With what access... whose security codes?
Data is TNG's go-to man for security codes. Barring those, he could just push the door open with his superhuman strength. That's what
defines Data as a character. Providing him with a raygun to help him complete such a job is just icing on the cake.
It's an uphill battle for the writers, is all. If you want to trap Superman, you better be prepared to address every single complaint from the know-all audience, and not merely as regards his superpowers from Issue #232b, because everybody knows in advance that Superman always wins.
(Of course, feeble Wesley should always win, too, by Wheaton's contract, but then the writers would need to address the specifics of trapping Boy Genius.)
Data has no access to sensitive systems that we know about. He only escapes the room he's been held in through Varria's assistance, & now she's dead.
So he's loose both physically and figuratively. And we have seen what Data is capable of when let loose. Later on we will see how good he is at co-opting hostile hardware, to the extent that when he's a bit slow in turning the systems of a Romulan battleship against itself in ST:NEM, it's a cause for merriment.
He wasn't boxed in. He was stymied by human behavior, & he didn't beat an entire planet. He simply had to make a point in favor of evacuation that couldn't be refuted
And he's so good at
that, too, that inciting mutiny in Fajo's crew shouldn't be much of a chore. Those goons have lost already: they are facing a death machine while trapped inside a tin can that (barring James Bond villain tricks) can't exceed warp three. Fajo rules them through fear, so Data's combination of superior fear and promise of salvation should be irresistible.
Data cares about any loss of life that Fajo might enact in trying to possess him. Fajo knows this. THIS is Fajo's weapon, knowing that Data is a good person.
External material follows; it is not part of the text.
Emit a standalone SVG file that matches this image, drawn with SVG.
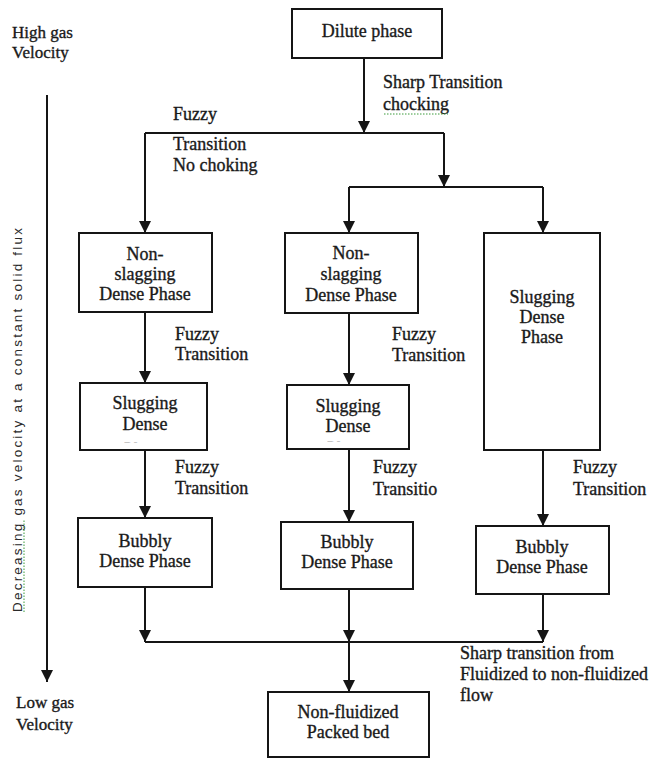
<svg xmlns="http://www.w3.org/2000/svg" width="656" height="758" viewBox="0 0 656 758">
<style>
.box{fill:#fff;stroke:#151515;stroke-width:2}
.t{font-family:"Liberation Serif","Times New Roman",serif;font-size:18px;fill:#1a1a1a;stroke:#1a1a1a;stroke-width:0.35}
.c{text-anchor:middle}
.ln{fill:none;stroke:#151515;stroke-width:2}
.sq{fill:none;stroke:#3a9a3a;stroke-width:1;stroke-dasharray:1.5 1.5}
</style>
<defs>
<marker id="ah" markerUnits="userSpaceOnUse" markerWidth="13" markerHeight="13" refX="12" refY="6.5" orient="auto">
<path d="M0,0.5 L12,6.5 L0,12.5 z" fill="#151515"/>
</marker>
<clipPath id="c1"><rect x="80" y="383" width="127" height="60"/></clipPath>
<clipPath id="c2"><rect x="287" y="385" width="122" height="57"/></clipPath>
</defs>
<rect width="656" height="758" fill="#fff"/>

<g id="axis">
<text class="t" x="12" y="38" style="font-size:17px">High gas</text>
<text class="t" x="12" y="58" style="font-size:17px">Velocity</text>
<line class="ln" x1="47" y1="95" x2="47" y2="682" marker-end="url(#ah)"/>
<text transform="translate(22,420) rotate(-90)" text-anchor="middle" textLength="384" lengthAdjust="spacing" style="font-family:'Liberation Sans',Arial,sans-serif;font-size:13.5px;fill:#2a2a2a">Decreasing gas velocity at a constant solid flux</text>
<path class="sq" d="M24,612 V520"/>
<text class="t" x="16" y="708" style="font-size:17px">Low gas</text>
<text class="t" x="16" y="730" style="font-size:17px">Velocity</text>
</g>

<g id="connectors">
<line class="ln" x1="364" y1="58" x2="364" y2="133" marker-end="url(#ah)"/>
<line class="ln" x1="145" y1="133" x2="444" y2="133"/>
<line class="ln" x1="145" y1="133" x2="145" y2="233" marker-end="url(#ah)"/>
<line class="ln" x1="444" y1="133" x2="444" y2="187" marker-end="url(#ah)"/>
<line class="ln" x1="349" y1="187" x2="543" y2="187"/>
<line class="ln" x1="349" y1="187" x2="349" y2="233" marker-end="url(#ah)"/>
<line class="ln" x1="543" y1="187" x2="543" y2="233" marker-end="url(#ah)"/>
<line class="ln" x1="145" y1="312" x2="145" y2="383" marker-end="url(#ah)"/>
<line class="ln" x1="145" y1="450" x2="145" y2="518" marker-end="url(#ah)"/>
<line class="ln" x1="145" y1="587" x2="145" y2="642" marker-end="url(#ah)"/>
<line class="ln" x1="349" y1="313" x2="349" y2="385" marker-end="url(#ah)"/>
<line class="ln" x1="349" y1="449" x2="349" y2="522" marker-end="url(#ah)"/>
<line class="ln" x1="349" y1="589" x2="349" y2="642" marker-end="url(#ah)"/>
<line class="ln" x1="349" y1="642" x2="349" y2="692" marker-end="url(#ah)"/>
<line class="ln" x1="543" y1="450" x2="543" y2="526" marker-end="url(#ah)"/>
<line class="ln" x1="543" y1="594" x2="543" y2="642" marker-end="url(#ah)"/>
<line class="ln" x1="145" y1="642" x2="543" y2="642"/>
</g>

<g id="labels">
<text class="t" x="383" y="88">Sharp Transition</text>
<text class="t" x="383" y="110">chocking</text>
<path class="sq" d="M384,114 H448"/>
<text class="t" x="173" y="120">Fuzzy</text>
<text class="t" x="173" y="150">Transition</text>
<text class="t" x="173" y="171">No choking</text>
<text class="t" x="175" y="340">Fuzzy</text>
<text class="t" x="175" y="360">Transition</text>
<text class="t" x="392" y="340">Fuzzy</text>
<text class="t" x="392" y="361">Transition</text>
<text class="t" x="175" y="473">Fuzzy</text>
<text class="t" x="175" y="494">Transition</text>
<text class="t" x="373" y="473">Fuzzy</text>
<text class="t" x="373" y="495">Transitio</text>
<text class="t" x="573" y="473">Fuzzy</text>
<text class="t" x="573" y="495">Transition</text>
<text class="t" x="460" y="659">Sharp transition from</text>
<text class="t" x="460" y="680">Fluidized to non-fluidized</text>
<text class="t" x="460" y="701">flow</text>
</g>

<g id="dilute">
<rect class="box" x="292" y="9" width="150" height="49"/>
<text class="t c" x="367" y="37">Dilute phase</text>
</g>

<g id="nonslag1">
<rect class="box" x="79" y="233" width="133" height="79"/>
<text class="t c" x="145" y="260">Non-</text>
<text class="t c" x="145" y="280">slagging</text>
<text class="t c" x="145" y="300">Dense Phase</text>
</g>

<g id="nonslag2">
<rect class="box" x="285" y="233" width="133" height="80"/>
<text class="t c" x="351" y="259">Non-</text>
<text class="t c" x="351" y="280">slagging</text>
<text class="t c" x="351" y="301">Dense Phase</text>
</g>

<g id="slug3">
<rect class="box" x="484" y="233" width="116" height="217"/>
<text class="t c" x="542" y="303">Slugging</text>
<text class="t c" x="542" y="323">Dense</text>
<text class="t c" x="542" y="343">Phase</text>
</g>

<g id="slug1">
<rect class="box" x="80" y="383" width="127" height="67"/>
<text class="t c" x="145" y="409">Slugging</text>
<text class="t c" x="145" y="430">Dense</text>
<text class="t c" x="145" y="456" clip-path="url(#c1)">Phase</text>
</g>

<g id="slug2">
<rect class="box" x="287" y="385" width="122" height="64"/>
<text class="t c" x="348" y="412">Slugging</text>
<text class="t c" x="348" y="432">Dense</text>
<text class="t c" x="348" y="455" clip-path="url(#c2)">Phase</text>
</g>

<g id="bubbly1">
<rect class="box" x="78" y="518" width="134" height="69"/>
<text class="t c" x="145" y="547">Bubbly</text>
<text class="t c" x="145" y="567">Dense Phase</text>
</g>

<g id="bubbly2">
<rect class="box" x="281" y="522" width="132" height="67"/>
<text class="t c" x="347" y="548">Bubbly</text>
<text class="t c" x="347" y="568">Dense Phase</text>
</g>

<g id="bubbly3">
<rect class="box" x="476" y="526" width="133" height="68"/>
<text class="t c" x="542" y="553">Bubbly</text>
<text class="t c" x="542" y="573">Dense Phase</text>
</g>

<g id="packed">
<rect class="box" x="268" y="692" width="161" height="65"/>
<text class="t c" x="348" y="718">Non-fluidized</text>
<text class="t c" x="348" y="738">Packed bed</text>
</g>
</svg>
Indeed, and that's the whole point of Data's captivity. But that captivity is over now: Data is at liberty, and Fajo is at his mercy. And we know Data is the one for mercy - so him needlessly opting for something else is a dramatic twist where we learn more of the character of Data, not an inevitable move the simpleton machine logically has to make.
I mean, come on, it's the classic of action flicks: the villain thinks he has the hero cornered despite the hero holding a gun - but at the last moment the hero turns the gun and fires at an unexpected target (airlock controls, say) because he's
not the one cornered. It's the villain, because of his one-track mind and self-congratulatory planning that makes him blind to what he himself has wrought.
It's also what we should expect of other hero characters, and indeed we see both Riker and Picard do that exact thing in later adventures. Here we are at an embarrassing juncture in that Data shouldn't even need the gun to do the classic; our only excuse is that he is a machine, perhaps indeed rivaling the villain in the inability to think outside the box. But it appears that's the very thing the writers were
not trying to convey.
Ultimately, we should never make the mistake of assuming Data can't be beaten, least of all if his opponent is specifically applied to the task of beating him at any cost. TROI has beaten Data, ok? It's not out of the realm of possibility, is all I'm saying lol
The dramatic issue here is that Fajo already had his shot. Data's powers have been through the cinch point where the villain appears to be winning - something that usually happens because the hero is surprised and confused. But that will pass, and for Data, it has passed and a moment of clarity should restore his powers, not further limit them.
The "window of opportunity" stuff just doesn't work here. No clock is ticking, and even if one were, Data's clock speed is higher than Fajo's... Dramatically speaking, we already know Data is going to surprise not just Fajo but us. But it's a big surprise that the big surprise choice is an emotional rather than logical one.